As part of that effort, the university:

  • Established new requirements for the response and reporting of all racially threatening or discriminatory incidents by third-party design and construction professionals working at our facilities, and reiterated the university's anti-discrimination policies and procedures and strong, proactive commitment to diversity and inclusion. These requirements are now included in Johns Hopkins Facilities and Real Estate construction solicitations and contracts.
  • Held its first symposium for our vendors on our anti-discrimination policies and the broader topic of diversity, equity, and inclusion, attended by 73 representatives of JHU vendors in the design and construction industries. Johns Hopkins officials and vendors discussed the importance of economic inclusion to the university, and representatives of participating firms addressed the value of a diverse workforce, as well as best practices in training and incident response, particularly in the context of a hate crime or other serious circumstance.
  • Launched a work group to develop non-discrimination and diversity and inclusion guidelines for all JHU vendor contracts, requiring fair and equitable treatment for all and setting standards for policies, education, and training. More detailed requirements also are in development for major vendors such as food service, transportation, security, and large construction projects.
  • Required the visible posting of SPEAK2US hotline posters at all JHU construction sites, to ensure workers know that anonymous reporting of incidents or concerns is welcome.
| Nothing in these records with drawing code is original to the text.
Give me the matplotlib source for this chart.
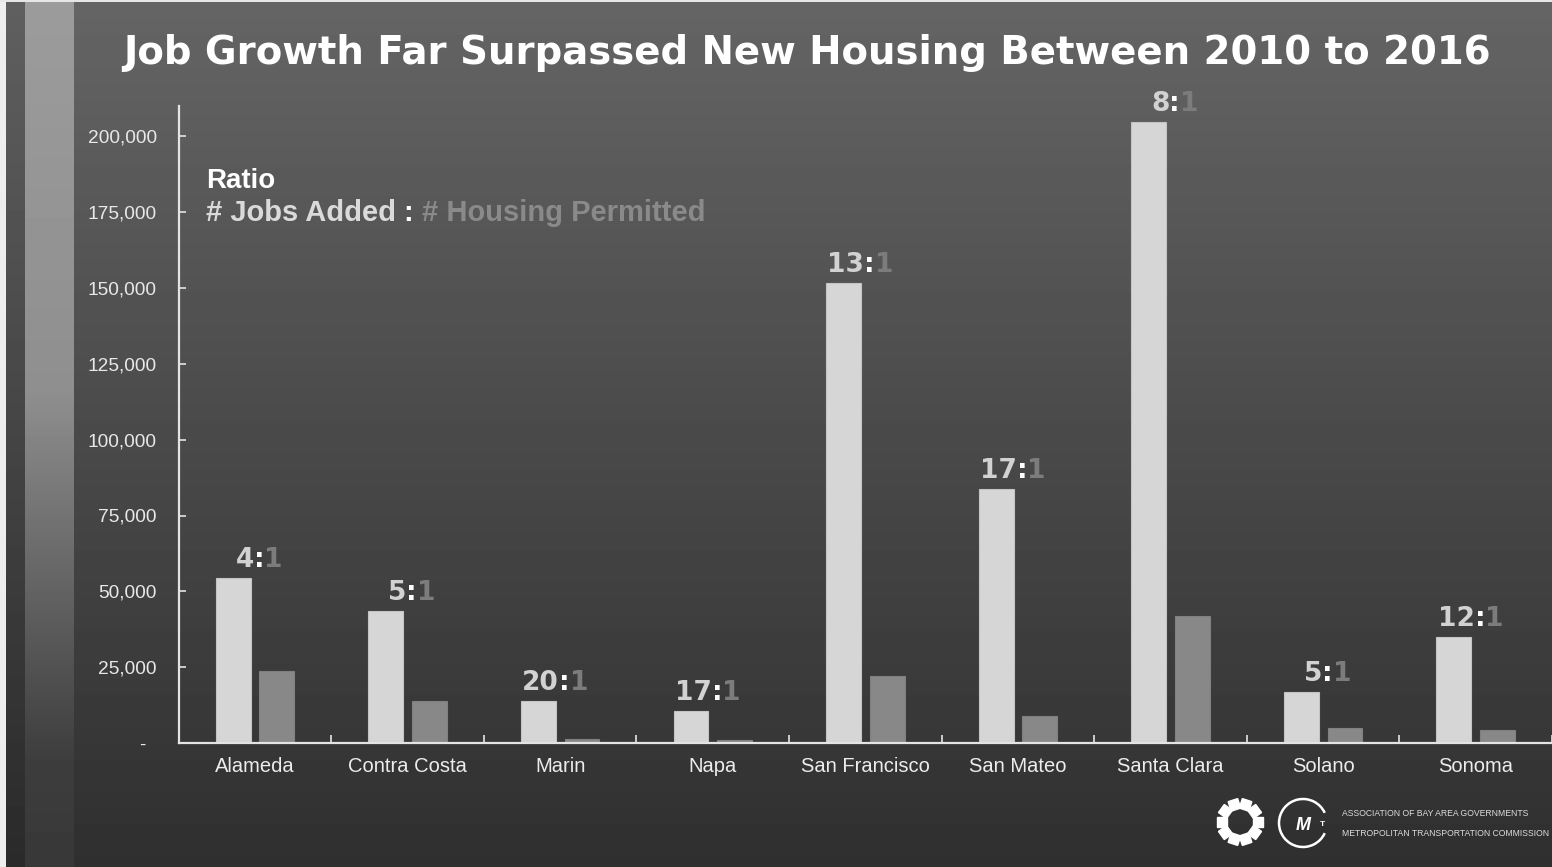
import numpy as np
import matplotlib
matplotlib.use('Agg')
import matplotlib.pyplot as plt
from matplotlib.patches import Rectangle, Arc

# data
counties = ['Alameda', 'Contra Costa', 'Marin', 'Napa', 'San Francisco',
            'San Mateo', 'Santa Clara', 'Solano', 'Sonoma']
jobs_added = [54400, 43500, 13800, 10500, 151600, 83700, 204600, 16800, 34900]
housing_permitted = [23700, 13800, 1300, 1100, 22000, 8900, 41800, 4900, 4300]
ratios = [4, 5, 20, 17, 13, 17, 8, 5, 12]
y_ticks = [0, 25000, 50000, 75000, 100000, 125000, 150000, 175000, 200000]

W, H = 1552, 867
fig = plt.figure(figsize=(W / 100, H / 100), dpi=100)
plt.rcParams['font.family'] = ['Liberation Sans', 'DejaVu Sans']

# background with gradient and left stripe
t = np.linspace(0, 1, H)[:, None]
main = 0.395 - 0.21 * t
stripe = np.interp(t, [0, 0.45, 0.88, 1.0], [0.61, 0.56, 0.24, 0.22])
edge = main - 0.02
cols = np.arange(W)[None, :]
img = np.where(cols < 25, edge, main)
img = np.where((cols >= 25) & (cols < 74), stripe, img)
img = np.where(cols < 6, 0.93, img)
img[:2, :] = 0.9
bg = fig.add_axes([0, 0, 1, 1])
bg.imshow(img, cmap='gray', vmin=0, vmax=1, extent=(0, W, H, 0), aspect='auto')
bg.set_xlim(0, W)
bg.set_ylim(H, 0)
bg.axis('off')


def fx(x):
    return x / W


def fy(y):
    return 1 - y / H


# main axes
ax = fig.add_axes([fx(179), fy(743), 1 - fx(179), (743 - 106) / H])
ax.set_facecolor('none')
x = np.arange(len(counties))
bw = 0.228
ax.bar(x - 0.143, jobs_added, bw, color='#d6d6d6', edgecolor='#c4c4c4', linewidth=0.8)
ax.bar(x + 0.143, housing_permitted, bw, color='#888888', edgecolor='#808080', linewidth=0.8)

ax.set_xlim(-0.498, 8.458)
ax.set_ylim(0, 210000)
for s in ['top', 'right']:
    ax.spines[s].set_visible(False)
for s in ['left', 'bottom']:
    ax.spines[s].set_color('#e4e4e4')
    ax.spines[s].set_linewidth(1.6)

ax.set_xticks(x)
ax.set_xticklabels(counties, fontsize=14.5, color='#ececec')
ax.set_xticks(x + 0.5, minor=True)
ax.tick_params(axis='x', which='major', length=0, pad=10)
ax.tick_params(axis='x', which='minor', direction='in', length=6, color='#e4e4e4', width=1.2)

ax.set_yticks(y_ticks)
ax.set_yticklabels(['-  '] + [f'{v:,}' for v in y_ticks[1:]], fontsize=13.8, color='#e8e8e8')
ax.tick_params(axis='y', direction='in', length=5, color='#e4e4e4', width=1.2, pad=16)

# ratio labels above job bars
for i in range(len(counties)):
    colon = ax.annotate(':', xy=(x[i], jobs_added[i]), xytext=(3, 8),
                        textcoords='offset points', ha='center', va='baseline',
                        color='white', fontsize=19, fontweight='bold', family='DejaVu Sans')
    ax.annotate(str(ratios[i]), xy=(0, 0), xycoords=colon, ha='right', va='bottom',
                color='#d2d2d2', fontsize=19, fontweight='bold', family='DejaVu Sans')
    ax.annotate('1', xy=(1, 0), xycoords=colon, ha='left', va='bottom',
                color='#7c7c7c', fontsize=19, fontweight='bold', family='DejaVu Sans')

# title
fig.text(fx(807), fy(53), 'Job Growth Far Surpassed New Housing Between 2010 to 2016',
         ha='center', va='center', color='white', fontsize=27.8, fontweight='bold',
         family='DejaVu Sans')

# ratio legend
fig.text(fx(206), fy(188), 'Ratio', ha='left', va='baseline', color='white',
         fontsize=20, fontweight='bold')
t1 = fig.text(fx(206), fy(221), '# Jobs Added ', ha='left', va='baseline',
              color='#dadada', fontsize=21, fontweight='bold')
t2 = ax.annotate(': ', xy=(1, 0), xycoords=t1, ha='left', va='bottom',
                 color='white', fontsize=21, fontweight='bold')
ax.annotate('# Housing Permitted', xy=(1, 0), xycoords=t2, ha='left', va='bottom',
            color='#8a8a8a', fontsize=21, fontweight='bold')

# logos bottom right
gx, gy = 1240, 822
for a in np.linspace(0, 2 * np.pi, 10, endpoint=False):
    cx, cy = gx + 18 * np.cos(a), gy + 18 * np.sin(a)
    bg.add_patch(Rectangle((cx - 5, cy - 5), 10, 10, color='white',
                           angle=np.degrees(a), rotation_point='center'))
bg.add_patch(Arc((1303, 823), 48, 48, theta1=25, theta2=335, color='white', linewidth=1.8))
bg.text(1303, 825, 'M', ha='center', va='center', color='white', fontsize=13,
        fontweight='bold', style='italic')
bg.text(1322, 824, 'T', ha='center', va='center', color='white', fontsize=6, fontweight='bold')
bg.text(1342, 813, 'ASSOCIATION OF BAY AREA GOVERNMENTS', ha='left', va='center',
        color='#dcdcdc', fontsize=6.2)
bg.text(1342, 833, 'METROPOLITAN TRANSPORTATION COMMISSION', ha='left', va='center',
        color='#dcdcdc', fontsize=6.2)

fig.savefig('out.png', dpi=100)
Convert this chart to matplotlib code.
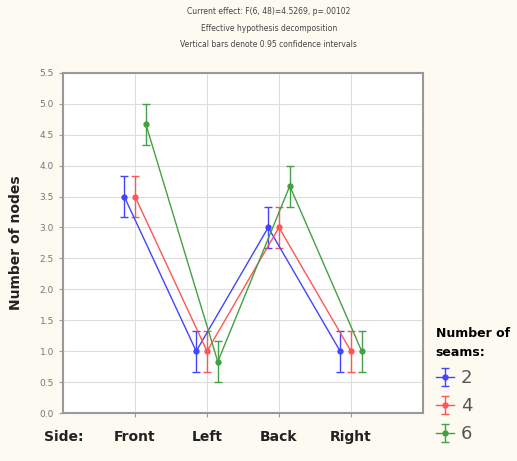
import matplotlib
matplotlib.use('Agg')
import matplotlib.pyplot as plt
import numpy as np

# ---------------------------------------------------------------------------
sides   = ['Front', 'Left', 'Back', 'Right']
seams   = ['2', '4', '6']
means   = {
    '2': [3.50, 1.00, 3.00, 1.00],
    '4': [3.50, 1.00, 3.00, 1.00],
    '6': [4.67, 0.83, 3.67, 1.00],
}
ci_low  = {
    '2': [3.17, 0.67, 2.67, 0.67],
    '4': [3.17, 0.67, 2.67, 0.67],
    '6': [4.33, 0.50, 3.33, 0.67],
}
ci_high = {
    '2': [3.83, 1.33, 3.33, 1.33],
    '4': [3.83, 1.33, 3.33, 1.33],
    '6': [5.00, 1.17, 4.00, 1.33],
}
yticks = np.arange(0, 5.51, 0.5)

colors  = {'2': '#4444ff', '4': '#ff5555', '6': '#44a044'}
offsets = {'2': -0.15, '4': 0.0, '6': 0.15}

# ---------------------------------------------------------------------------
fig = plt.figure(figsize=(5.17, 4.61), dpi=100, facecolor='#fcfaf1')
ax = fig.add_axes([0.122, 0.104, 0.696, 0.738])
ax.set_facecolor('white')

x = np.arange(1, len(sides) + 1)
for s in seams:
    m  = np.array(means[s])
    lo = m - np.array(ci_low[s])
    hi = np.array(ci_high[s]) - m
    ax.errorbar(x + offsets[s], m, yerr=[lo, hi], color=colors[s], lw=1.0,
                elinewidth=1.0, capsize=3, marker='o', ms=3.5, label=s)

ax.set_xlim(0, 5)
ax.set_ylim(0, 5.5)
ax.set_xticks(x)
ax.set_xticklabels(sides, fontsize=10, fontweight='bold', color='#222222')
ax.set_yticks(yticks)
ax.set_yticklabels([f'{v:.1f}' for v in yticks], fontsize=6.5, color='#777777')
ax.tick_params(axis='both', length=3, color='#999999')
ax.tick_params(axis='x', pad=9)
ax.grid(True, color='#dddddd', lw=0.8)
for sp in ax.spines.values():
    sp.set_color('#999999')
    sp.set_linewidth(1.5)

ax.set_ylabel('Number of nodes', fontsize=10, fontweight='bold', color='#222222',
              labelpad=12)
fig.text(0.085, 0.052, 'Side:', fontsize=10, fontweight='bold', color='#222222',
         va='center')

fig.text(0.52, 0.985, 'Current effect: F(6, 48)=4.5269, p=.00102\n'
         'Effective hypothesis decomposition\n'
         'Vertical bars denote 0.95 confidence intervals',
         ha='center', va='top', fontsize=5.5, color='#444444', linespacing=2.1)

leg = ax.legend(title='Number of\nseams:', loc='lower left',
                bbox_to_anchor=(1.0, -0.125), frameon=False, fontsize=13,
                handlelength=1.0, handletextpad=0.4, labelspacing=0.55,
                borderaxespad=0.3)
leg.get_title().set_fontweight('bold')
leg.get_title().set_fontsize(9)
leg.get_title().set_linespacing(1.6)
leg._legend_box.align = 'left'
for t in leg.get_texts():
    t.set_color('#555555')

fig.savefig('out.png', dpi=100, facecolor=fig.get_facecolor())
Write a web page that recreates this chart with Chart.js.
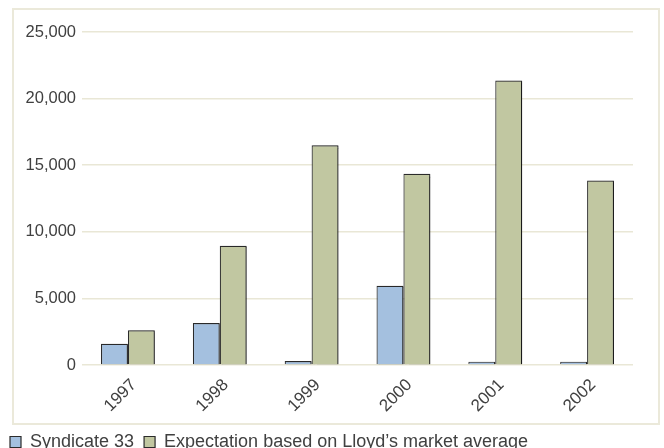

In addition, at the university's request, the primary contractor on the Stieff Silver site, Plano-Coudon Construction, took several steps of its own, including:

  • Facilitating a mandatory, in-person anti-discrimination training for all of its contractors and subcontractors on July 27, 2020, immediately prior to workers returning to the reopened construction site that day
  • Revising its anti-discrimination policy to include "acts of hate" and accelerating its development of a discrimination and harassment prevention training program for its staff and subcontractors.

"We know that these actions do not erase the trauma many members of our community felt upon learning that such horrifying racist imagery was found in our midst," Shumpert, Scott, and McLean wrote. "But we hope they serve to strengthen the effectiveness of our commitment to fostering equity, justice, and humanity at our facilities. Hate can occur anywhere, and so we must stand together against it everywhere."